>> START Recorded information

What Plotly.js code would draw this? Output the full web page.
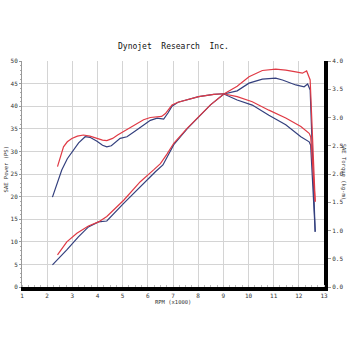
<!DOCTYPE html>
<html>
<head>
<meta charset="utf-8">
<script src="https://cdn.plot.ly/plotly-3.0.1.min.js"></script>
<style>html,body{margin:0;padding:0;background:#fff;}#chart{width:350px;height:350px;}</style>
</head>
<body>
<div id="chart"></div>
<script>
// RPM (x1000) and values
const redTorqueRpm = [2.41,2.55,2.65,2.8,2.98,3.2,3.44,3.7,3.98,4.2,4.37,4.6,4.8,5.04,5.4,5.83,6.1,6.37,6.55,6.7,6.96,7.2,7.43,8.02,8.62,9.0,9.55,10.15,10.81,11.48,12.08,12.27,12.41,12.47,12.65];
const redTorque    = [2.13,2.35,2.48,2.57,2.63,2.67,2.69,2.67,2.63,2.60,2.59,2.63,2.69,2.75,2.84,2.96,3.00,3.01,3.02,3.07,3.22,3.27,3.30,3.37,3.41,3.42,3.37,3.28,3.13,2.99,2.84,2.78,2.72,2.66,1.51];

const blueTorqueRpm = [2.21,2.4,2.58,2.8,3.04,3.25,3.51,3.7,3.98,4.2,4.37,4.55,4.9,5.17,5.5,5.83,6.1,6.37,6.5,6.63,6.8,6.96,7.2,7.43,8.02,8.62,9.0,9.55,10.15,10.81,11.48,12.08,12.27,12.41,12.47,12.65];
const blueTorque    = [1.59,1.85,2.07,2.27,2.42,2.55,2.66,2.65,2.58,2.51,2.48,2.50,2.63,2.66,2.76,2.87,2.95,2.99,2.98,2.97,3.08,3.20,3.27,3.30,3.37,3.41,3.42,3.31,3.22,3.04,2.87,2.66,2.60,2.57,2.51,0.98];

const redPowerRpm = [2.41,2.78,3.18,3.64,4.04,4.37,5.04,5.7,6.23,6.5,6.76,7.03,7.56,8.02,8.49,9.02,9.55,10.02,10.55,11.08,11.48,11.88,12.14,12.31,12.45,12.65];
const redPower    = [7.1,10.0,11.9,13.5,14.4,15.6,19.2,23.3,25.9,27.3,29.4,31.8,35.1,37.7,40.3,42.7,44.4,46.5,47.9,48.2,48.0,47.6,47.3,47.8,45.8,18.9];

const bluePowerRpm = [2.21,2.78,3.24,3.64,4.04,4.37,5.04,5.7,6.3,6.6,7.03,7.56,8.02,8.49,9.02,9.55,10.02,10.55,11.08,11.35,11.88,12.21,12.35,12.45,12.65];
const bluePower    = [4.9,8.2,11.1,13.3,14.4,14.6,18.5,22.2,25.5,27.0,31.5,35.0,37.7,40.3,42.7,43.4,45.1,46.0,46.2,45.8,44.7,44.3,44.9,43.6,12.2];

const xTicks = [1,2,3,4,5,6,7,8,9,10,11,12,13];
const powerTicks = [0,5,10,15,20,25,30,35,40,45,50];
const torqueTicks = [0,0.5,1,1.5,2,2.5,3,3.5,4];

const RED = '#e03a45', BLUE = '#34407e';
const tickFont = {family:'DejaVu Sans Mono, monospace', size:6, color:'#333'};

const traces = [
  {x: bluePowerRpm, y: bluePower, mode:'lines', line:{color:BLUE, width:1.2}, yaxis:'y'},
  {x: redPowerRpm, y: redPower, mode:'lines', line:{color:RED, width:1.2}, yaxis:'y'},
  {x: blueTorqueRpm, y: blueTorque, mode:'lines', line:{color:BLUE, width:1.2}, yaxis:'y2'},
  {x: redTorqueRpm, y: redTorque, mode:'lines', line:{color:RED, width:1.2}, yaxis:'y2'}
];

const layout = {
  width:350, height:350,
  margin:{l:22, r:26, t:61, b:63},
  paper_bgcolor:'#fff', plot_bgcolor:'#fff',
  showlegend:false,
  xaxis:{range:[1,13], tickvals:xTicks, ticktext:xTicks.map(String), tickfont:tickFont,
         showgrid:true, gridcolor:'#d4d4d4', gridwidth:1, zeroline:false,
         showline:true, linecolor:'#000', linewidth:4, ticks:'', ticklen:0, tickangle:0,
         minor:{dtick:0.25, ticks:'inside', ticklen:2, tickcolor:'#bbb', showgrid:false}},
  yaxis:{range:[0,50], tickvals:powerTicks, ticktext:powerTicks.map(String), tickfont:tickFont,
         showgrid:true, gridcolor:'#d4d4d4', gridwidth:1, zeroline:false,
         showline:true, linecolor:'#999', linewidth:1, ticks:'outside', ticklen:2, tickcolor:'#999',
         minor:{dtick:1, ticks:'outside', ticklen:1.5, tickcolor:'#aaa', showgrid:false}},
  yaxis2:{range:[0,4], overlaying:'y', side:'right', tickvals:torqueTicks, ticktext:torqueTicks.map(v=>v.toFixed(1)),
          tickfont:tickFont, showgrid:false, zeroline:false,
          showline:true, linecolor:'#000', linewidth:4, ticks:'outside', ticklen:3, tickcolor:'#999'},
  annotations:[
    {text:'Dynojet  Research  Inc.', xref:'paper', yref:'paper', x:0.5, y:1.062, showarrow:false,
     xanchor:'center', yanchor:'middle', font:{family:'DejaVu Sans Mono, monospace', size:8, color:'#111'}},
    {text:'SAE Power (PS)', xref:'paper', yref:'paper', x:-0.05, y:0.52, showarrow:false, textangle:-90,
     xanchor:'center', yanchor:'middle', font:{family:'DejaVu Sans Mono, monospace', size:5.5, color:'#333'}},
    {text:'SAE Torque (kg-m)', xref:'paper', yref:'paper', x:1.063, y:0.51, showarrow:false, textangle:90,
     xanchor:'center', yanchor:'middle', font:{family:'DejaVu Sans Mono, monospace', size:5.5, color:'#333'}},
    {text:'RPM (x1000)', xref:'paper', yref:'paper', x:0.5, y:-0.065, showarrow:false,
     xanchor:'center', yanchor:'middle', font:{family:'DejaVu Sans Mono, monospace', size:5.5, color:'#333'}}
  ]
};

Plotly.newPlot('chart', traces, layout, {staticPlot:true, displayModeBar:false});
</script>
</body>
</html>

>> END Recorded information

Give the material again exactly as it is, but keep the pictures out.

What Plotly.js code would draw this? Output the full web page.
<!DOCTYPE html>
<html>
<head>
<meta charset="utf-8">
<script src="https://cdn.plot.ly/plotly-3.0.1.min.js"></script>
<style>html,body{margin:0;padding:0;background:#fff;}#chart{width:350px;height:350px;}</style>
</head>
<body>
<div id="chart"></div>
<script>
// RPM (x1000) and values
const redTorqueRpm = [2.41,2.55,2.65,2.8,2.98,3.2,3.44,3.7,3.98,4.2,4.37,4.6,4.8,5.04,5.4,5.83,6.1,6.37,6.55,6.7,6.96,7.2,7.43,8.02,8.62,9.0,9.55,10.15,10.81,11.48,12.08,12.27,12.41,12.47,12.65];
const redTorque    = [2.13,2.35,2.48,2.57,2.63,2.67,2.69,2.67,2.63,2.60,2.59,2.63,2.69,2.75,2.84,2.96,3.00,3.01,3.02,3.07,3.22,3.27,3.30,3.37,3.41,3.42,3.37,3.28,3.13,2.99,2.84,2.78,2.72,2.66,1.51];

const blueTorqueRpm = [2.21,2.4,2.58,2.8,3.04,3.25,3.51,3.7,3.98,4.2,4.37,4.55,4.9,5.17,5.5,5.83,6.1,6.37,6.5,6.63,6.8,6.96,7.2,7.43,8.02,8.62,9.0,9.55,10.15,10.81,11.48,12.08,12.27,12.41,12.47,12.65];
const blueTorque    = [1.59,1.85,2.07,2.27,2.42,2.55,2.66,2.65,2.58,2.51,2.48,2.50,2.63,2.66,2.76,2.87,2.95,2.99,2.98,2.97,3.08,3.20,3.27,3.30,3.37,3.41,3.42,3.31,3.22,3.04,2.87,2.66,2.60,2.57,2.51,0.98];

const redPowerRpm = [2.41,2.78,3.18,3.64,4.04,4.37,5.04,5.7,6.23,6.5,6.76,7.03,7.56,8.02,8.49,9.02,9.55,10.02,10.55,11.08,11.48,11.88,12.14,12.31,12.45,12.65];
const redPower    = [7.1,10.0,11.9,13.5,14.4,15.6,19.2,23.3,25.9,27.3,29.4,31.8,35.1,37.7,40.3,42.7,44.4,46.5,47.9,48.2,48.0,47.6,47.3,47.8,45.8,18.9];

const bluePowerRpm = [2.21,2.78,3.24,3.64,4.04,4.37,5.04,5.7,6.3,6.6,7.03,7.56,8.02,8.49,9.02,9.55,10.02,10.55,11.08,11.35,11.88,12.21,12.35,12.45,12.65];
const bluePower    = [4.9,8.2,11.1,13.3,14.4,14.6,18.5,22.2,25.5,27.0,31.5,35.0,37.7,40.3,42.7,43.4,45.1,46.0,46.2,45.8,44.7,44.3,44.9,43.6,12.2];

const xTicks = [1,2,3,4,5,6,7,8,9,10,11,12,13];
const powerTicks = [0,5,10,15,20,25,30,35,40,45,50];
const torqueTicks = [0,0.5,1,1.5,2,2.5,3,3.5,4];

const RED = '#e03a45', BLUE = '#34407e';
const tickFont = {family:'DejaVu Sans Mono, monospace', size:6, color:'#333'};

const traces = [
  {x: bluePowerRpm, y: bluePower, mode:'lines', line:{color:BLUE, width:1.2}, yaxis:'y'},
  {x: redPowerRpm, y: redPower, mode:'lines', line:{color:RED, width:1.2}, yaxis:'y'},
  {x: blueTorqueRpm, y: blueTorque, mode:'lines', line:{color:BLUE, width:1.2}, yaxis:'y2'},
  {x: redTorqueRpm, y: redTorque, mode:'lines', line:{color:RED, width:1.2}, yaxis:'y2'}
];

const layout = {
  width:350, height:350,
  margin:{l:22, r:26, t:61, b:63},
  paper_bgcolor:'#fff', plot_bgcolor:'#fff',
  showlegend:false,
  xaxis:{range:[1,13], tickvals:xTicks, ticktext:xTicks.map(String), tickfont:tickFont,
         showgrid:true, gridcolor:'#d4d4d4', gridwidth:1, zeroline:false,
         showline:true, linecolor:'#000', linewidth:4, ticks:'', ticklen:0, tickangle:0,
         minor:{dtick:0.25, ticks:'inside', ticklen:2, tickcolor:'#bbb', showgrid:false}},
  yaxis:{range:[0,50], tickvals:powerTicks, ticktext:powerTicks.map(String), tickfont:tickFont,
         showgrid:true, gridcolor:'#d4d4d4', gridwidth:1, zeroline:false,
         showline:true, linecolor:'#999', linewidth:1, ticks:'outside', ticklen:2, tickcolor:'#999',
         minor:{dtick:1, ticks:'outside', ticklen:1.5, tickcolor:'#aaa', showgrid:false}},
  yaxis2:{range:[0,4], overlaying:'y', side:'right', tickvals:torqueTicks, ticktext:torqueTicks.map(v=>v.toFixed(1)),
          tickfont:tickFont, showgrid:false, zeroline:false,
          showline:true, linecolor:'#000', linewidth:4, ticks:'outside', ticklen:3, tickcolor:'#999'},
  annotations:[
    {text:'Dynojet  Research  Inc.', xref:'paper', yref:'paper', x:0.5, y:1.062, showarrow:false,
     xanchor:'center', yanchor:'middle', font:{family:'DejaVu Sans Mono, monospace', size:8, color:'#111'}},
    {text:'SAE Power (PS)', xref:'paper', yref:'paper', x:-0.05, y:0.52, showarrow:false, textangle:-90,
     xanchor:'center', yanchor:'middle', font:{family:'DejaVu Sans Mono, monospace', size:5.5, color:'#333'}},
    {text:'SAE Torque (kg-m)', xref:'paper', yref:'paper', x:1.063, y:0.51, showarrow:false, textangle:90,
     xanchor:'center', yanchor:'middle', font:{family:'DejaVu Sans Mono, monospace', size:5.5, color:'#333'}},
    {text:'RPM (x1000)', xref:'paper', yref:'paper', x:0.5, y:-0.065, showarrow:false,
     xanchor:'center', yanchor:'middle', font:{family:'DejaVu Sans Mono, monospace', size:5.5, color:'#333'}}
  ]
};

Plotly.newPlot('chart', traces, layout, {staticPlot:true, displayModeBar:false});
</script>
</body>
</html>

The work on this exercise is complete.